### Exercise details
Copy exactly the lines from the one containing "What D3.js code" to the one containing "var pencilTo = [0, -5.77];", both lines included, and nothing else.

### Rows
= = =
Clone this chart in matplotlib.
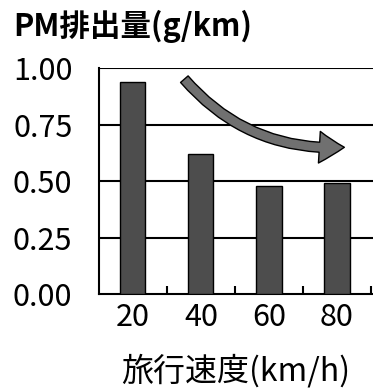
= = =
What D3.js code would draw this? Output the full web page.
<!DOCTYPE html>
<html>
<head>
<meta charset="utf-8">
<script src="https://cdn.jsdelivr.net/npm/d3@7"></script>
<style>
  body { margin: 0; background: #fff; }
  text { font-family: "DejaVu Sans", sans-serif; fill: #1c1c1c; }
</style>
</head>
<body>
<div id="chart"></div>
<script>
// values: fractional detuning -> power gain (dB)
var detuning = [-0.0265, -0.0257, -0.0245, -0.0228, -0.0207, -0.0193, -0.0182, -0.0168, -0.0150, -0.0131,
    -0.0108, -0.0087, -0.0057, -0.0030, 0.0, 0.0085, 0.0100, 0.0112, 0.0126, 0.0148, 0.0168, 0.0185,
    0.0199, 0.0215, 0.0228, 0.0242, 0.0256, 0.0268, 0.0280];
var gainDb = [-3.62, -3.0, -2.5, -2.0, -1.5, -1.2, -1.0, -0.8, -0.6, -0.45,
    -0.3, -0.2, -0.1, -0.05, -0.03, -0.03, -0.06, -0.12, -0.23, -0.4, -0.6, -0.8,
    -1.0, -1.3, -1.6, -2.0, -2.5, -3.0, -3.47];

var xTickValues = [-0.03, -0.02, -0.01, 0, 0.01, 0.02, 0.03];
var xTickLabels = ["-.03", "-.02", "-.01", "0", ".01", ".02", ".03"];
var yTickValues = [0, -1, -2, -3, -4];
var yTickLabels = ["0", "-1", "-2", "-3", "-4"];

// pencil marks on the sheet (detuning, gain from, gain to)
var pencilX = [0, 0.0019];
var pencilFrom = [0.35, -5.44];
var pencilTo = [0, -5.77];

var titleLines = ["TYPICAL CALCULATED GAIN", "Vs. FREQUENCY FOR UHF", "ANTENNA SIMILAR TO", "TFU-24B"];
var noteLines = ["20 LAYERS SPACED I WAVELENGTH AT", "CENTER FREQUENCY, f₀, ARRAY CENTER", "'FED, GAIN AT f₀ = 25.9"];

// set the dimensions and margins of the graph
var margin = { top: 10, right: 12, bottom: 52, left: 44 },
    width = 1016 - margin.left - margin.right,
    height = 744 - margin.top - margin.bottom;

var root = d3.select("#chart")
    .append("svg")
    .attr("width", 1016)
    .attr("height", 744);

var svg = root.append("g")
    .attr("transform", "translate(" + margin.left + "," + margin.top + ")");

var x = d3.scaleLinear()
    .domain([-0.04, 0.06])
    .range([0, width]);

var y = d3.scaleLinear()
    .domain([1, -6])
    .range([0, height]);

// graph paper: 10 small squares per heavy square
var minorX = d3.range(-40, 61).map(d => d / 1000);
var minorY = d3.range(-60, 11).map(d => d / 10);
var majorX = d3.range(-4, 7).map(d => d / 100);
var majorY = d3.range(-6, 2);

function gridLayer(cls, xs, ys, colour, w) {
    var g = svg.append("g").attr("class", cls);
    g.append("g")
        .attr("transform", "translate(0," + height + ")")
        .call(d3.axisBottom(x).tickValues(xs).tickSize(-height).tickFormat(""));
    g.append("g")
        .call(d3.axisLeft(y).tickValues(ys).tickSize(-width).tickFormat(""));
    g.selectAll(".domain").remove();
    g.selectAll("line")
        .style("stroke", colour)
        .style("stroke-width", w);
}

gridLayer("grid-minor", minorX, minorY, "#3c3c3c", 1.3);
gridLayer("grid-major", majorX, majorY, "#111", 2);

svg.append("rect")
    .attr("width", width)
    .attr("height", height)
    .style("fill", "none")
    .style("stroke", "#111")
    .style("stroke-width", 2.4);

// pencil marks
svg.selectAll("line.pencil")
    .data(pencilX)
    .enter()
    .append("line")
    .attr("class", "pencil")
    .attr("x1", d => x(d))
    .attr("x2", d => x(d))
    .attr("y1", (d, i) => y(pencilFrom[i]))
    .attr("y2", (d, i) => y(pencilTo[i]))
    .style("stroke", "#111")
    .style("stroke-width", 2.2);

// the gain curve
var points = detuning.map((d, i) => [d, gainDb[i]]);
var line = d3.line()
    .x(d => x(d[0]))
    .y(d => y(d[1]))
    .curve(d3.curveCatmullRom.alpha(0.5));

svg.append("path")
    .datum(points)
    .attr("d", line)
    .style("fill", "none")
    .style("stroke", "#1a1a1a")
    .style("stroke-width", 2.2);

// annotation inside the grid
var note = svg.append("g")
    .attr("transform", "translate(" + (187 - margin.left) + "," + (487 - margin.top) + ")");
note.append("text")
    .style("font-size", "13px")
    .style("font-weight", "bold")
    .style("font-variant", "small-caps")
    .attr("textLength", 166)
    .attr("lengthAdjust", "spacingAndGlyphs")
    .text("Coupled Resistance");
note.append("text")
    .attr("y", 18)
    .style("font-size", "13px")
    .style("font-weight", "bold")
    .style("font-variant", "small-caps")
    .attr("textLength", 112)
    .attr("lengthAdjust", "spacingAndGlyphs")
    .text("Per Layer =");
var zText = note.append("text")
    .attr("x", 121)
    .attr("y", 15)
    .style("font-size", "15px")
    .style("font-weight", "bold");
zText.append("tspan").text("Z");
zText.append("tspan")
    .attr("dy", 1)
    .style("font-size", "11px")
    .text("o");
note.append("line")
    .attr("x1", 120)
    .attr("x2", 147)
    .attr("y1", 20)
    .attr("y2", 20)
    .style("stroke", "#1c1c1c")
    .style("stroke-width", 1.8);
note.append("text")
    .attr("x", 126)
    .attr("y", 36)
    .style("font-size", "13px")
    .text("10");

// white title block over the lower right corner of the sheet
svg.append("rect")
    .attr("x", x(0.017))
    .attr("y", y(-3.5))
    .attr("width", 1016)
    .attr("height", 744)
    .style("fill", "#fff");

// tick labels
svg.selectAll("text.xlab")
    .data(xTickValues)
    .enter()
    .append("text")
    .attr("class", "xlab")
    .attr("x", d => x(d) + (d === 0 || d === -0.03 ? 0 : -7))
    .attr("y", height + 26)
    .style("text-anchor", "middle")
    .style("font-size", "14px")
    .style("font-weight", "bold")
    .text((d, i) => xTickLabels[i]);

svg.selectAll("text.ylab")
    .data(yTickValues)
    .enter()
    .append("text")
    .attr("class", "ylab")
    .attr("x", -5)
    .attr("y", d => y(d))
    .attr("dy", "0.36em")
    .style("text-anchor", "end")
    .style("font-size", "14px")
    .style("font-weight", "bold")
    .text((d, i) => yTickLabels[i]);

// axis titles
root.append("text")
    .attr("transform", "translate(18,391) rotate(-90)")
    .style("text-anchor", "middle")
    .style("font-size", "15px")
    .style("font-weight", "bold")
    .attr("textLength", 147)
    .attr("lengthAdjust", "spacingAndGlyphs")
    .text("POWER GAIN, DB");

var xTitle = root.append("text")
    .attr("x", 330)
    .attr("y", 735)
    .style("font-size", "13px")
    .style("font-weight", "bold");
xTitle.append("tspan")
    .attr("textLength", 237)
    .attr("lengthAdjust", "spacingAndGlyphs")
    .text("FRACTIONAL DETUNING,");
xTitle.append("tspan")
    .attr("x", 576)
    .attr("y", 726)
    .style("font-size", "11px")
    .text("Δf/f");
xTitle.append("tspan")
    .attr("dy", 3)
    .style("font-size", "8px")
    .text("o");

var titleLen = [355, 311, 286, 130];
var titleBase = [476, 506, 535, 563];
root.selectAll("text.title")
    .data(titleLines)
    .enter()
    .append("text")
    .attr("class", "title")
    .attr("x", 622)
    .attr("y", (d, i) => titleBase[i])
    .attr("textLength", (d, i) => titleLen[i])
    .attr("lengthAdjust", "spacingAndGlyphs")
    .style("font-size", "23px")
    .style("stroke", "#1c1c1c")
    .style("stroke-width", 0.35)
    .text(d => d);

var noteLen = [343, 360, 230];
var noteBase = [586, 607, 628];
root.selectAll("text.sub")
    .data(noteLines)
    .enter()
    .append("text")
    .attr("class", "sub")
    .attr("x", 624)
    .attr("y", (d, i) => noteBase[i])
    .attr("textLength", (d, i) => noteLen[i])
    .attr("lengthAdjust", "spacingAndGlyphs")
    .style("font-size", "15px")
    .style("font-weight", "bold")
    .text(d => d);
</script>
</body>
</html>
= = =
### Exercise output
What D3.js code would draw this? Output the full web page.
<!DOCTYPE html>
<html>
<head>
<meta charset="utf-8">
<script src="https://cdn.jsdelivr.net/npm/d3@7"></script>
<style>
  body { margin: 0; background: #fff; }
  text { font-family: "DejaVu Sans", sans-serif; fill: #1c1c1c; }
</style>
</head>
<body>
<div id="chart"></div>
<script>
// values: fractional detuning -> power gain (dB)
var detuning = [-0.0265, -0.0257, -0.0245, -0.0228, -0.0207, -0.0193, -0.0182, -0.0168, -0.0150, -0.0131,
    -0.0108, -0.0087, -0.0057, -0.0030, 0.0, 0.0085, 0.0100, 0.0112, 0.0126, 0.0148, 0.0168, 0.0185,
    0.0199, 0.0215, 0.0228, 0.0242, 0.0256, 0.0268, 0.0280];
var gainDb = [-3.62, -3.0, -2.5, -2.0, -1.5, -1.2, -1.0, -0.8, -0.6, -0.45,
    -0.3, -0.2, -0.1, -0.05, -0.03, -0.03, -0.06, -0.12, -0.23, -0.4, -0.6, -0.8,
    -1.0, -1.3, -1.6, -2.0, -2.5, -3.0, -3.47];

var xTickValues = [-0.03, -0.02, -0.01, 0, 0.01, 0.02, 0.03];
var xTickLabels = ["-.03", "-.02", "-.01", "0", ".01", ".02", ".03"];
var yTickValues = [0, -1, -2, -3, -4];
var yTickLabels = ["0", "-1", "-2", "-3", "-4"];

// pencil marks on the sheet (detuning, gain from, gain to)
var pencilX = [0, 0.0019];
var pencilFrom = [0.35, -5.44];
var pencilTo = [0, -5.77];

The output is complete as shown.